Repeat exactly the lines from the line with "Rebuild this chart" to the line with "import plotly.graph_objects as go", including both, and leave out any pictures.

** start Supplied records **

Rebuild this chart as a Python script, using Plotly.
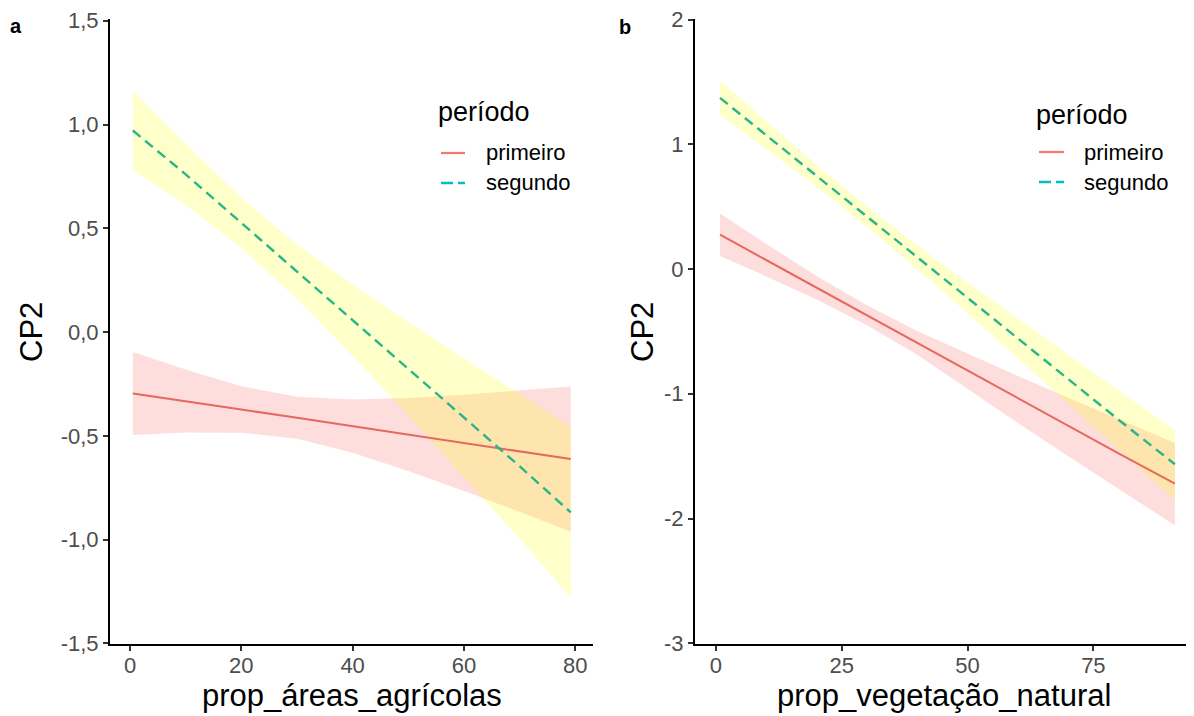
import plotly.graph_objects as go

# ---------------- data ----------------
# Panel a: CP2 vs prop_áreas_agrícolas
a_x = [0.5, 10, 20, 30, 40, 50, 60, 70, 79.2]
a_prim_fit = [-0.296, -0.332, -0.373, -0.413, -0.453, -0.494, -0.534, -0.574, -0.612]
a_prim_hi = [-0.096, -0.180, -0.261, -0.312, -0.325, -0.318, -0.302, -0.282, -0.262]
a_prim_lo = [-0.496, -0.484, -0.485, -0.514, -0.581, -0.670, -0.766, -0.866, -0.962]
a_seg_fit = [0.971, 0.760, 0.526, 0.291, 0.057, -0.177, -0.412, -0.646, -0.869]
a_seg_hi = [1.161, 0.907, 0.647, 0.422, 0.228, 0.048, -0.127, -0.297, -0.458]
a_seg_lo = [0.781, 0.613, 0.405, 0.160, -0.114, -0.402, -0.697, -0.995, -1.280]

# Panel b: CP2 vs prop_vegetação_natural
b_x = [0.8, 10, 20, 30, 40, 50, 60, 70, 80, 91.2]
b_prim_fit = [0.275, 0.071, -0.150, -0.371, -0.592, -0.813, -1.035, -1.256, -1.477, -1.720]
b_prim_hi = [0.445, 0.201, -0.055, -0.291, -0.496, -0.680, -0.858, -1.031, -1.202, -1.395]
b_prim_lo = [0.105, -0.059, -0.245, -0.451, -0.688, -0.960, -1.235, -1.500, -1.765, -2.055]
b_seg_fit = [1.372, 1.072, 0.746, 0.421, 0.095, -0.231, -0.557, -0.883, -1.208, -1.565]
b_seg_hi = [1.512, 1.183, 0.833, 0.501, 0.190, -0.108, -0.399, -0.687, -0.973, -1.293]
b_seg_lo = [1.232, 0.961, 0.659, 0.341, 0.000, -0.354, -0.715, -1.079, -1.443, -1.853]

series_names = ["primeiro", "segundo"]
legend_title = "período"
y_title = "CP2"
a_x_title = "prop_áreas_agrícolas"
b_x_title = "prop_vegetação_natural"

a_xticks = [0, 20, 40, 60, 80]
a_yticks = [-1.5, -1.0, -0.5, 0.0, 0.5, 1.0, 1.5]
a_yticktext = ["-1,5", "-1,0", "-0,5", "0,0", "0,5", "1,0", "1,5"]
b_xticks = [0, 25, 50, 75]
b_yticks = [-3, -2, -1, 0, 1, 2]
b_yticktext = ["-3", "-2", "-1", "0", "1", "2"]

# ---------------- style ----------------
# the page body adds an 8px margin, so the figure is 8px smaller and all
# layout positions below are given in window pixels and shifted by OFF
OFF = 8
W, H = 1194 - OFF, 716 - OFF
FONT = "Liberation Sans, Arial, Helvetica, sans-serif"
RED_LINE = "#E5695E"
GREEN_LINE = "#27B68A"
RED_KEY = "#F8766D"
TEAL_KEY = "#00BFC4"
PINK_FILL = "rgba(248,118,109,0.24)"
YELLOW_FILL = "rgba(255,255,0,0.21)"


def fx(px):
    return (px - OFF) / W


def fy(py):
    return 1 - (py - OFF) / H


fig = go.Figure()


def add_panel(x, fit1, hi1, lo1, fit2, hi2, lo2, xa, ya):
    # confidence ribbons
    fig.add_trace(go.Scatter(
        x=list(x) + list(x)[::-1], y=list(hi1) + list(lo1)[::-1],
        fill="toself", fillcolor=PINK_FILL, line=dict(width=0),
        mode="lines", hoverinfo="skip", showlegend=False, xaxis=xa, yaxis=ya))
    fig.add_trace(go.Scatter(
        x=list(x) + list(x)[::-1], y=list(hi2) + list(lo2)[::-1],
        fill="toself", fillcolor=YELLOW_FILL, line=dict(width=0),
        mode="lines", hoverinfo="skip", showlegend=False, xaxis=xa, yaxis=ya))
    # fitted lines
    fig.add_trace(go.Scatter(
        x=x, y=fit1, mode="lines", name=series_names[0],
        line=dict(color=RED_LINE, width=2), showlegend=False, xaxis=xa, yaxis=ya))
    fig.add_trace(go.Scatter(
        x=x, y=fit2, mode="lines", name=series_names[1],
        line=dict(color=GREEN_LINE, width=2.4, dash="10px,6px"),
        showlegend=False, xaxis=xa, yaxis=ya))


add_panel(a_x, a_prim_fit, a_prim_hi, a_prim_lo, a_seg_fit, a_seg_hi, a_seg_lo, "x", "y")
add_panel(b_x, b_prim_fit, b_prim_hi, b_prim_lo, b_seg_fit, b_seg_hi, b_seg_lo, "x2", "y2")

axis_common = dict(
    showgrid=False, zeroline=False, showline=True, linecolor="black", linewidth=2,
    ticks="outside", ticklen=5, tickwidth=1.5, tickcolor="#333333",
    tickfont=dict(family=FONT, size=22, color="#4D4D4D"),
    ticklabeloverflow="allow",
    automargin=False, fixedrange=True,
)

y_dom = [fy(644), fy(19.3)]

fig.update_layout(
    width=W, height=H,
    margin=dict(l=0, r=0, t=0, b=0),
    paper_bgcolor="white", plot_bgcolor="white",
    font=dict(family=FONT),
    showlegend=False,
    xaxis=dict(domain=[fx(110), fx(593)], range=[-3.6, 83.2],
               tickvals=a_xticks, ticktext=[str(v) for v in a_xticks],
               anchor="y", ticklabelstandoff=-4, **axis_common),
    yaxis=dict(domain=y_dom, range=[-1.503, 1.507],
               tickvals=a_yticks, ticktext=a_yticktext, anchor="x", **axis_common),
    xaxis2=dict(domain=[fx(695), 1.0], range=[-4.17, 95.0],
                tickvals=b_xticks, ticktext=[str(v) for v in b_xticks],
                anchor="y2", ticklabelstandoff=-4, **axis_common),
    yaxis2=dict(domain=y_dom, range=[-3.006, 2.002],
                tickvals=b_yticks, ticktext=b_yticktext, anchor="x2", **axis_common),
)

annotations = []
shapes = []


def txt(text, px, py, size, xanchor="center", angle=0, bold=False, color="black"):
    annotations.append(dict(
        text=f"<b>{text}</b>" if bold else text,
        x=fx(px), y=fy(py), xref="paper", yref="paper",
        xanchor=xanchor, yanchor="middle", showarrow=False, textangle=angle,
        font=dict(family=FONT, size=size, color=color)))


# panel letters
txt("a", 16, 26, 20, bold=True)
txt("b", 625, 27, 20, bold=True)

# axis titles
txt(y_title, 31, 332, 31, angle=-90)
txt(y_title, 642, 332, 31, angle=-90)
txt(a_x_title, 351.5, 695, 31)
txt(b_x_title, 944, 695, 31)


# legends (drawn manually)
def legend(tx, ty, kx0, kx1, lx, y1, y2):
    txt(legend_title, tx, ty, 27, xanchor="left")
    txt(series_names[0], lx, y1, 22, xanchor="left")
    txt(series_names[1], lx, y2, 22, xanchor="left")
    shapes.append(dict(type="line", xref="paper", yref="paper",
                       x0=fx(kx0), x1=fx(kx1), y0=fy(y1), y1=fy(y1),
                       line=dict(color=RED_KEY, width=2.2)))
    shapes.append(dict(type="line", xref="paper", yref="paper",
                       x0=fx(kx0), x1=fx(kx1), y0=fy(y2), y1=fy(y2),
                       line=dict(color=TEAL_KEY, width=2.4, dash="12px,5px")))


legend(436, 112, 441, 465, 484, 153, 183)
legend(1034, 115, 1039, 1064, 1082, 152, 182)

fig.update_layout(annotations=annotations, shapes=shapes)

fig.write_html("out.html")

** end Supplied records **
** start Supplied records **

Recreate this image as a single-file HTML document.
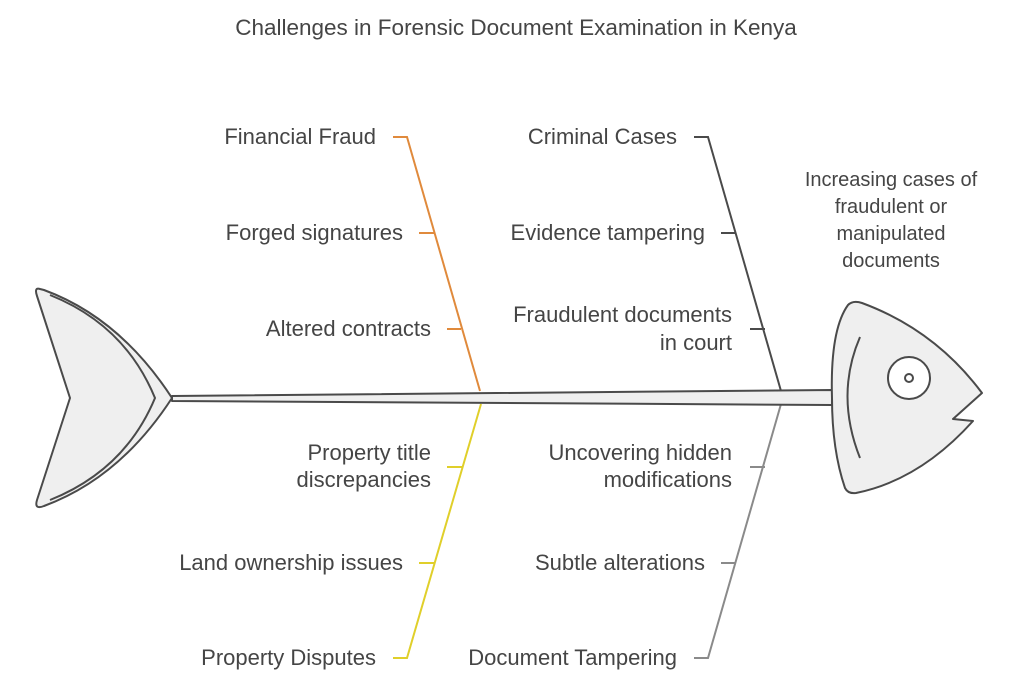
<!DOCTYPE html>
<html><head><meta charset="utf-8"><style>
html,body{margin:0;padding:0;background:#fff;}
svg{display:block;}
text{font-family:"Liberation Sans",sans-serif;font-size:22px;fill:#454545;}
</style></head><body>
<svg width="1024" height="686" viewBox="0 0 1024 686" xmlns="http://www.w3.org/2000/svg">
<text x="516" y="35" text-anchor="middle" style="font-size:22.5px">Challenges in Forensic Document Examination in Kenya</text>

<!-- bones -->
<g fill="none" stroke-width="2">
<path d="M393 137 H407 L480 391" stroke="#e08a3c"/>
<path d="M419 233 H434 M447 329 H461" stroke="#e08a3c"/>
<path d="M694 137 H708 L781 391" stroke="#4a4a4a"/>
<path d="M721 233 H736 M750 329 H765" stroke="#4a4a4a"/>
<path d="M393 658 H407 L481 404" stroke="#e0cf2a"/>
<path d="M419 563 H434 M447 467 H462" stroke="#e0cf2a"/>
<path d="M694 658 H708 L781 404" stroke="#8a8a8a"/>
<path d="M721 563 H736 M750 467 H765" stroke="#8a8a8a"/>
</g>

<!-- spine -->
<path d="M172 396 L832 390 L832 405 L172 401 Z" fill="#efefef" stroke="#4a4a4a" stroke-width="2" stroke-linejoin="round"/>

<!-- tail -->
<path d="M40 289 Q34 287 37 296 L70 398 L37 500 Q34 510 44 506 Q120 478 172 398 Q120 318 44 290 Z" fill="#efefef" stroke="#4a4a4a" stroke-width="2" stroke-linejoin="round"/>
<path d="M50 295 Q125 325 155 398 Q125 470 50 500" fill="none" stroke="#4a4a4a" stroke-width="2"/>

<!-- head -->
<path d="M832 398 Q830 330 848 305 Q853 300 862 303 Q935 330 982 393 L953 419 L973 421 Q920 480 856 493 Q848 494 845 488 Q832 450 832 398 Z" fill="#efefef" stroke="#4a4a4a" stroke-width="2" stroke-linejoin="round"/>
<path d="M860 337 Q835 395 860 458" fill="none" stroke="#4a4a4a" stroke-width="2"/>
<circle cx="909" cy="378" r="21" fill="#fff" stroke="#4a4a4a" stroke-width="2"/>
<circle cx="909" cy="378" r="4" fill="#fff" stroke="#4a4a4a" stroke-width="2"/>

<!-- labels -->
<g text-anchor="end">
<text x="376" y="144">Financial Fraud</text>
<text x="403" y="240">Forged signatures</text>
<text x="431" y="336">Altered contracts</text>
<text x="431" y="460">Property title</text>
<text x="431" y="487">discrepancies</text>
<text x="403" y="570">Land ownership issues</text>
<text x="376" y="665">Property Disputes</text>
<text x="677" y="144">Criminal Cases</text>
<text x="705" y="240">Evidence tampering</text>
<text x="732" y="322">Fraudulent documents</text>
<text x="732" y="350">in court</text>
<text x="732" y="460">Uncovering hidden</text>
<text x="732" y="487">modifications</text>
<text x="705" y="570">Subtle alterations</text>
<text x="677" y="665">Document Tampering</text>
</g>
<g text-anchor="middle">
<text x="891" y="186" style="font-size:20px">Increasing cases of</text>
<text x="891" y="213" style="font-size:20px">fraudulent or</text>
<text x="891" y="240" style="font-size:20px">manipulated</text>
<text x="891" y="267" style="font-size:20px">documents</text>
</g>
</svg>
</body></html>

** end Supplied records **

Output of the exercise:
Rebuild this chart as a Python script, using Plotly.
import plotly.graph_objects as go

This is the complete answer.